When the course was announced, academy coordinator Rebecca Goodman began to receive threatening calls. On Aug. 28, according to her report to campus security, a man visited her office. He called her "a Hitler lover," and informed her that "bad things" would happen to the students if the class wasn't canceled.
The class was canceled, but Goodman contacted the dean of social sciences, Richard Dubanoski, for help. Wrote Goodman: "I am fearful ... (but) I feel it's important to stand up to intimidation."
Dubanoski, who along with Goodman and the elderly students is one of the heroes of this story, sent Goodman's e-mail to the Bachman Hall triumvirate of Dobelle, Englert and Karl Kim, the vice chancellor for academic affairs.
Noted Dubanoski: "The issue presented (here) strikes at the heart of our university's values. May I suggest that we meet to discuss how we want to address this matter."
The reactions of the recipients were less than stalwart. Dobelle did not respond. A month later, he explained to Ka Leo O Hawai'i, the student newspaper, that "no direct response" had been required of him.
Englert also failed to respond, and later described Dubanoski's e-mail as "non-information."
Englert has explained to this writer that there seemed no "urgency" to the matter. Besides, added Englert in what became a recurring mantra, "With the class canceled, there was no reason to do anything."
Kim did do something. Whereas Englert had detected no urgency or even information in Dubanoski's e-mail, it prompted Kim to call campus security.
After that, however, Kim, too, closed his eyes. "The class got canceled," he explains. "If it had been a regular class, I would have gotten more involved."

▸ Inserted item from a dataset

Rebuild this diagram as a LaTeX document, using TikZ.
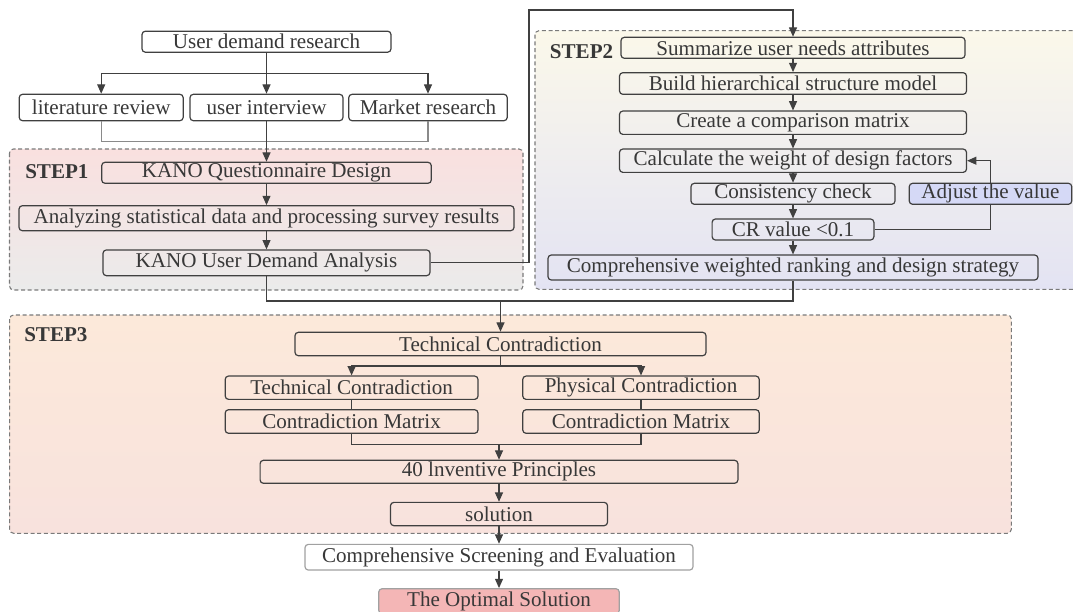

The event would have been rationalized out of existence had not The Honolulu Advertiser gotten wind of it. It published an account of the incident, followed by a Sept. 6 editorial, "Unpopular opinions must thrive on campus."
Englert states that he did not see The Advertiser story or editorial. It was on his own accord, he says, and "within a week or so" of receiving Dubanoski's e-mail that he turned the issue over to the senate faculty executive committee with a request that the senate faculty develop a presentation on academic freedom for "toward the end of the semester."
The president of the senate faculty, Michael Forman, recalls there was concern on Englert's part, but "no feeling of immediacy because the course was canceled."
In spite of all these heads in the sand and the mantra of "course canceled," the Academy for Lifelong Learning, prompted by The Advertiser's editorial and the pleadings of Conklin, did take action on its own. In a decision that Englert only learned of a month later, the course was quietly reinstated.
A student in Conklin's class reports that the students, who gather at an undisclosed location on campus for safety, have done something almost unheard of. Excited by what they were learning, they asked their volunteer professor to extend his course for another two weeks.